El peso que nos ata a nosotros mismos y a nuestro planeta es grande. Piensen si no en la Voyager-1, una nave que despegó en el año de mi nacimiento, 1977, y tardó 37 años en salir del sistema solar. Tan solo le quedan otros 700 siglos para alcanzar la estrella más próxima a la nuestra. 700 siglos parece un espacio de tiempo harto improbable como para que nos importe, pero como especie estamos tan condenados a buscar una salida a este planeta como agotado lo hemos dejado. Pienso a veces en un grupo de hormigas cada vez mayor en una peña sobre el océano en la que hay solo un puñado de plantas. Las hormigas miran hacia la inmensidad del mar y no son capaces de imaginar por qué deberían arrojar una hoja al agua y empezar a nadar, pero ese es por desgracia su destino, aunque una a una prefieran lo -cada vez más- malo conocido que lo bueno que nunca llegarán a conocer individualmente.
Es curioso como son los científicos, que suelen ser ateos o agnósticos, con notables excepciones, los que más creen en una vida futura. Y no hablo de creer en un reclinatorio, sino creer en un laboratorio y poniendo el dinero y la vida para que las hormigas que nacerán dentro de 3000 generaciones sean capaces de alcanzar un nuevo hogar fuera de este.

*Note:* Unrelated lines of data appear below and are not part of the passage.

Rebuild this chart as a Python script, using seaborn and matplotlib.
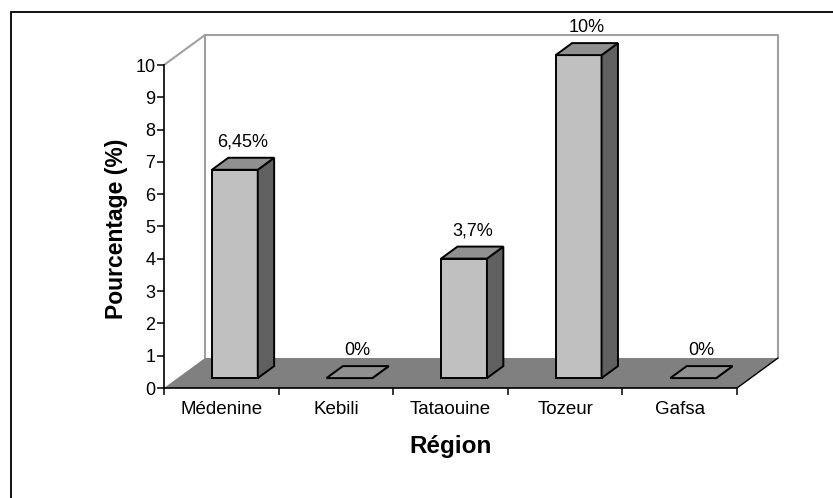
import numpy as np
import pandas as pd
import matplotlib
matplotlib.use("Agg")
import matplotlib.pyplot as plt
import seaborn as sns
from matplotlib.patches import Polygon, Rectangle
from matplotlib.lines import Line2D

# Data
regions = ["Médenine", "Kebili", "Tataouine", "Tozeur", "Gafsa"]
pourcentages = [6.45, 0.0, 3.7, 10.0, 0.0]
y_ticks = [0, 1, 2, 3, 4, 5, 6, 7, 8, 9, 10]
x_title = "Région"
y_title = "Pourcentage (%)"

sns.set_theme(style="white")
plt.rcParams["font.family"] = ["Liberation Sans", "DejaVu Sans"]

W, H = 833, 498
fig = plt.figure(figsize=(W / 100, H / 100), dpi=100)
fig.patch.set_facecolor("white")
ax = fig.add_axes([164 / W, 1 - 388 / H, 573 / W, 323 / H])
ax.patch.set_alpha(0)

df = pd.DataFrame({"Région": regions, "Pourcentage": pourcentages})
sns.barplot(data=df, x="Région", y="Pourcentage", color="#C0C0C0",
            saturation=1, width=0.40, edgecolor="black", linewidth=1.4,
            ax=ax, zorder=3)

ax.set_xlim(-0.5, len(regions) - 0.5)
ax.set_ylim(0, 10)

# depth of the 3D box (pixels -> data units)
origin = ax.transData.transform((0, 0))
ddx, ddy = ax.transData.inverted().transform(origin + np.array([41, 30]))
front_f, depth_f = 0.33, 0.40
x_lo, x_hi = -0.5, len(regions) - 0.5

bars = sorted(ax.patches, key=lambda p: p.get_x())

# walls
wall = dict(color="#A0A0A0", lw=1.5, clip_on=False, zorder=0.5)
ax.add_line(Line2D([x_lo + ddx, x_lo + ddx, x_hi + ddx, x_hi + ddx],
                   [ddy, 10 + ddy, 10 + ddy, ddy], **wall))
ax.add_line(Line2D([x_lo, x_lo + ddx], [10, 10 + ddy], **wall))

# floor
floor = Polygon([(x_lo, 0), (x_hi, 0), (x_hi + ddx, ddy), (x_lo + ddx, ddy)],
                closed=True, facecolor="#808080", edgecolor="none",
                clip_on=False, zorder=1)
ax.add_patch(floor)
ax.add_line(Line2D([x_hi, x_hi + ddx], [0, ddy], color="black", lw=1.0,
                   clip_on=False, zorder=1.5))

# 3D faces and value labels
bdx, bdy = depth_f * ddx, depth_f * ddy
for p, v in zip(bars, pourcentages):
    x0, w, h = p.get_x(), p.get_width(), p.get_height()
    fx, fy = x0 + front_f * ddx, front_f * ddy
    p.set_x(fx)
    p.set_y(fy)
    p.set_clip_on(False)
    top = Polygon([(fx, fy + h), (fx + w, fy + h),
                   (fx + w + bdx, fy + h + bdy), (fx + bdx, fy + h + bdy)],
                  closed=True, facecolor="#909090", edgecolor="black",
                  lw=1.4, joinstyle="miter", clip_on=False, zorder=3)
    side = Polygon([(fx + w, fy), (fx + w, fy + h),
                    (fx + w + bdx, fy + h + bdy), (fx + w + bdx, fy + bdy)],
                   closed=True, facecolor="#606060", edgecolor="black",
                   lw=1.4, joinstyle="miter", clip_on=False, zorder=3)
    ax.add_patch(side)
    ax.add_patch(top)
    label = f"{v:g}".replace(".", ",") + "%"
    ax.annotate(label, xy=(fx + w / 2 + bdx / 2, fy + h + bdy),
                xytext=(0, 5), textcoords="offset points",
                ha="center", va="bottom", fontsize=13, color="black",
                annotation_clip=False)

# axes styling
for s in ["top", "right"]:
    ax.spines[s].set_visible(False)
for s in ["left", "bottom"]:
    ax.spines[s].set_color("black")
    ax.spines[s].set_linewidth(1.2)
    ax.spines[s].set_zorder(2)

ax.set_yticks(y_ticks)
ax.set_yticklabels([str(t) for t in y_ticks])
ax.tick_params(axis="y", which="major", direction="out", length=5, width=1.1,
               color="black", pad=1.2, labelsize=13, labelcolor="black",
               left=True)
ax.set_xticks(range(len(regions)))
ax.set_xticklabels(regions)
ax.set_xticks(np.arange(-0.5, len(regions)), minor=True)
ax.tick_params(axis="x", which="major", length=0, pad=9.5, labelsize=13.5,
               labelcolor="black")
ax.tick_params(axis="x", which="minor", direction="out", length=5, width=1.1,
               color="black", bottom=True)

ax.set_xlabel(x_title, fontsize=17.5, fontweight="bold", color="black")
ax.set_ylabel(y_title, fontsize=16.5, fontweight="bold", color="black")
ax.xaxis.set_label_coords(0.5, (388 - 446) / 323)
ax.xaxis.label.set_va("center")
ax.yaxis.set_label_coords((117 - 164) / 573, 0.492)
ax.yaxis.label.set_va("center")

# chart area border
fig.add_artist(Rectangle((11 / W, -0.5), 2.0, 0.5 + 1 - 12 / H, fill=False,
                         edgecolor="black", lw=1.3, transform=fig.transFigure,
                         clip_on=False))

fig.savefig("out.png", dpi=100)
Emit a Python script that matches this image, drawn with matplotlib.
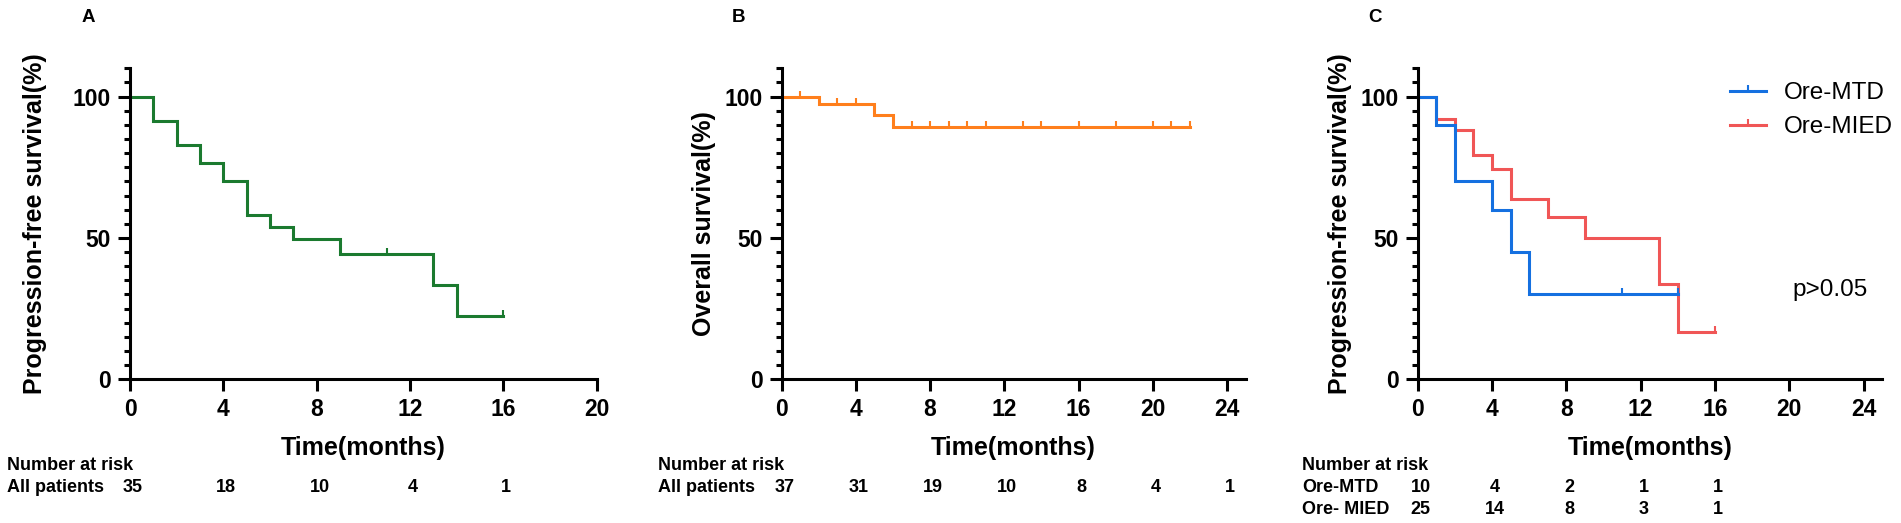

Este es el caso de Anthony Freeman y Leon Alkalai, de la NASA, que acaban de anunciar el concepto para una misión interestelar, la primera que abordaría la humanidad. La idea es lanzar la misión en 2069, 100 años después de que Neil Armstrong diera el primer gran paso para las hormigas. La idea es desarrollar una nave capaz de viajar al 10% de la velocidad de la luz, con lo que alcanzaría la estrella más cercana, Próxima Centauri, en 40 años. Las primeras fotos llegarían a la Tierra en 2113, cuatro años más tarde. Los ingenieros y científicos que analizasen esas imágenes ni siquiera habrían nacido cuando se lanzó la misión original, lo que supone una gran cantidad de retos tecnológicos (fíjese en la distancia entre nuestra tecnología y la que empleamos en 1969 para llegar a la luna). Pero el mayor reto seguirá siendo el que nos atrevamos a plantar las semillas de un árbol cuyos frutos comerán nuestros nietos.
Esta noche la hemos pasado mirando al cielo, al menos los que no aún no nos hemos olvidado del todo de ser niños. Esperemos que nunca dejemos de hacerlo.